Output of all the sensors are connected to A0, A1, A2 and A3 pins of Arduino.
The pins D9 and D10 of the Arduino are PWM pins. These pins are connected to the Servo motor. Servos are controlled by sending an electrical pulse of variable width, or pulse width modulation (PWM), through the control wire.
IR pair is made with dual Op-amp IC LM358. Only one IC is required for a pair. A preset is used for calibration.
Two IR pairs are used in the project. If you are familiar with PCB etching you can etch the PCB, but it is not necessary to use the etched PCB, you can use two IR sensors instead of one pair that is easily available in market.
If you are using ready-made IR sensors please replace “<” into “>” and “>” into “<” in the code, because output of ready-made IR sensor is invert of the sensor pair used in the project.
Four sensors are used in the project as two pairs of two sensors; these sensors are kept in the both side of level crossings gate as shown in Fig 1. All the sensors are connected to Arduino.
When train arrives from any side, it first cross the sensor1 after that cross the sensor2, in this way Arduino close the gate by sending the signal to servomotor. When train departure from any side it first cross the sensor2 after that cross the sensors, in this way Arduino open the gate.
Servomotors are used in the gate because it is very easy to use and does not require any driver IC or circuit. Servo motor has three pins. The first pin is PWM, second is Vcc and third is GND. Servo motor receives the PWM signal from Arduino and rotates the motor at fixed angle according to duty cycle of signal.
There are two presets in an IR pair circuit. Before calibration make sure that IR LED and photo diodes are placed in front of each other, and falling on Photodiode
Now rotate the preset, till the indicator LED does not glow. When some barrier is placed between LED and Photo diodes, indicator LED starts glowing. This calibration procedure has to be done for all the sensors.
In the video, the speed of closing & opening of gate is slow, so it would be better if you will use the slow train. For increasing, the speed of opening and closing decrease the delay in line 71, 73, 84 and 86.
In the code two libraries “EEPROM.h” and “Servo.h” are defined. In the project, two servomotors are used so in the fourth and fifth line two servomotors are defined named myservo1 and myservo2.
Now some integers are declared, “pos” is the position integer for servo. After that, four sensors are declared named “sensor1”, “sensor2”, “sensor3” and “sensor4” are used to connect Arduino after it an integer is declared by name buzzer.
In the void setup section both the servo motors are attached by function “myservo1.attach (5)” in this function 5 is the pin number. Now all the four sensors are declared as input device by using function “pinMode(sensor1, INPUT)”. Buzzer is declared as Output device using function “pinMode(buzzer,OUTPUT)”. Now EEPROM.write(0,0) function is used to write EEPROM of Arduino.
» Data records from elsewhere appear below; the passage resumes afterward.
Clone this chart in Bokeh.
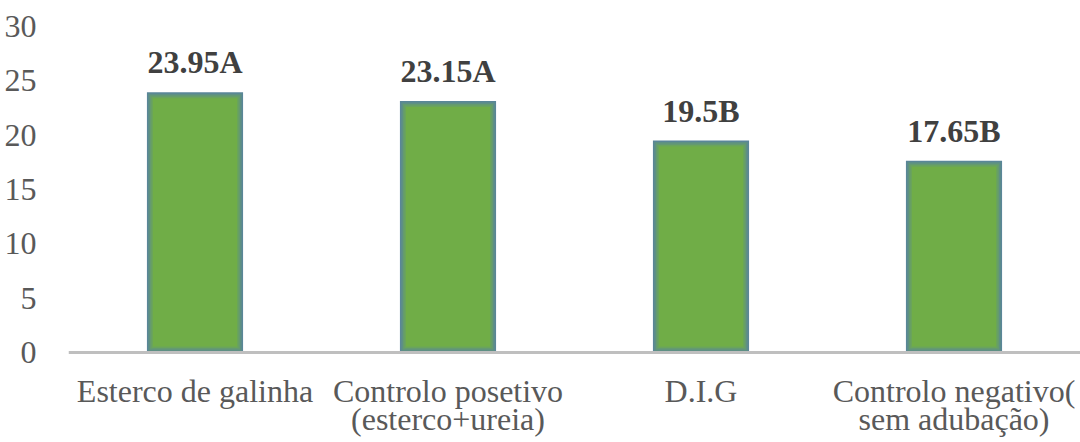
from bokeh.plotting import figure
from bokeh.models import ColumnDataSource, LabelSet, Range1d, FactorRange, Span
from bokeh.embed import file_html
from bokeh.resources import INLINE

categories = ["Esterco de galinha", "Controlo posetivo (esterco+ureia)", "D.I.G", "Controlo negativo( sem adubação)"]
label_line1 = ["Esterco de galinha", "Controlo posetivo", "D.I.G", "Controlo negativo("]
label_line2 = ["", "(esterco+ureia)", "", "sem adubação)"]
values = [23.95, 23.15, 19.5, 17.65]
letters = ["A", "A", "B", "B"]
y_ticks = [0, 5, 10, 15, 20, 25, 30]

FONT = "Liberation Serif"
W, H = 1080, 442
LEFT, TOP = 68, 26
ZERO_PX = 352            # pixel row of the value axis' zero
frame_w = W - LEFT
px_x = len(categories) / frame_w
px_y = 30 / (ZERO_PX - TOP)
y_start = -(H - ZERO_PX) * px_y

p = figure(width=W, height=H, x_range=FactorRange(*categories), y_range=Range1d(y_start, 30),
           output_backend="svg", toolbar_location=None,
           min_border_left=LEFT, min_border_right=0, min_border_top=TOP, min_border_bottom=0)
p.outline_line_color = None
p.xgrid.grid_line_color = None
p.ygrid.grid_line_color = None
p.background_fill_color = "white"
p.border_fill_color = "white"
p.xaxis.visible = False

# soft-edged bars (layered insets)
bar_w = 0.38
layers = [(0, "#5A8698"), (1.5, "#5E9084"), (3, "#649A70"), (4.5, "#6AA45C"), (6, "#70AD47")]
for inset, col in layers:
    src = ColumnDataSource(dict(x=categories, top=[v - inset * px_y for v in values]))
    p.vbar(x="x", top="top", bottom=inset * px_y, width=bar_w - 2 * inset * px_x, source=src,
           fill_color=col, line_color=None)

# category axis line
p.add_layout(Span(location=0, dimension="width", line_color="#BFBFBF", line_width=3))

labels = [f"{v:g}{l}" for v, l in zip(values, letters)]
lsrc = ColumnDataSource(dict(x=categories, y=values, t=labels))
p.add_layout(LabelSet(x="x", y="y", text="t", source=lsrc, y_offset=19, text_align="center",
                      text_baseline="alphabetic", text_font=FONT, text_font_size="32px",
                      text_font_style="bold", text_color="#404040"))

# category labels (two lines) below the axis
xsrc = ColumnDataSource(dict(x=categories, y=[0] * len(categories), l1=label_line1, l2=label_line2))
for tcol, off in (("l1", -49), ("l2", -77)):
    p.add_layout(LabelSet(x="x", y="y", text=tcol, source=xsrc, y_offset=off, text_align="center",
                          text_baseline="alphabetic", text_font=FONT, text_font_size="32px",
                          text_color="#595959"))

p.yaxis.ticker = y_ticks
p.yaxis.axis_line_color = None
p.yaxis.major_tick_line_color = None
p.yaxis.minor_tick_line_color = None
p.yaxis.major_label_standoff = 26
p.yaxis.major_label_text_font = FONT
p.yaxis.major_label_text_font_size = "32px"
p.yaxis.major_label_text_color = "#595959"

open("out.html", "w").write(file_html(p, INLINE))
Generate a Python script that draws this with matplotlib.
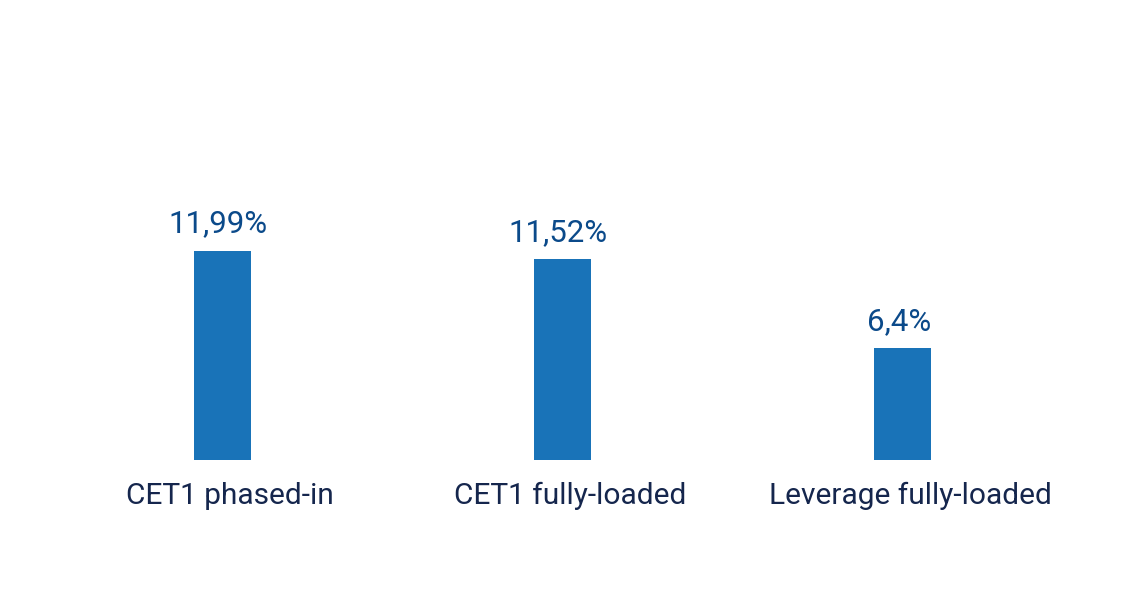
import matplotlib
matplotlib.use("Agg")
import matplotlib.pyplot as plt
from matplotlib.transforms import ScaledTranslation

categories = ["CET1 phased-in", "CET1 fully-loaded", "Leverage fully-loaded"]
values = [11.99, 11.52, 6.4]
value_labels = ["11,99%", "11,52%", "6,4%"]

plt.rcParams['font.family'] = ['Roboto', 'DejaVu Sans']

W, H = 1142, 592
fig = plt.figure(figsize=(W / 100, H / 100), dpi=100)
ax = fig.add_axes([52 / W, 132 / H, 1021 / W, 460 / H])

x = list(range(len(categories)))
ax.bar(x, values, width=0.168, color="#1973b8")
ax.set_xlim(-0.5, len(categories) - 0.5)
ax.set_ylim(0, 26.4)

for xi, v, lab in zip(x, values, value_labels):
    ax.annotate(lab, (xi, v), xytext=(-3, 9), textcoords="offset points",
                ha="center", va="bottom", fontsize=22.5, color="#0b4a8a")

ax.set_xticks(x)
ax.set_xticklabels(categories, fontsize=21.5, color="#15264d")
ax.tick_params(axis="x", length=0, pad=16)
shift = ScaledTranslation(8 / 100, 0, fig.dpi_scale_trans)
for lbl in ax.get_xticklabels():
    lbl.set_transform(lbl.get_transform() + shift)
ax.set_yticks([])
for s in ax.spines.values():
    s.set_visible(False)

fig.savefig("out.png", dpi=100)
In the void loop section if condition is used, When value in EEPROM address1 and address2 is become zero, system come in if loop. Now a while loop is used when train come and cross the senaor1 system come in this loop, after that an if is used when train cross the senaor2, EEPROM (0) and EEPROM(1) are updated by one. This same approach is used for sensor3 and sensor3.
Another “if” loop is used in line 48 and it become true when value of EEPROM(0) is Zero and EEPROM(1) is One. After it while loop is used and it become true when train cross the senaor2 and when train cross the senaor1, EEPROM(1) is updated by Zero and EEPROM (0) is updated by One. And this same approach is used for sensor4 and sensor3.
EEPROM(1) indicates the status of gate, when value of EEPROM (1) is One gate is opened and when EEPROM(1) is Zero gate is closed
Now in line 65 an if loop is used, it become true when value of EEPROM (1) is One now servo rotate from zero to 90 degree and gate opened. “digitalWrite” function is used to make buzzer On and OFF in line 70 and 72. After all EEPROM (0) is updated to zero. This same approach is used for closing the gate.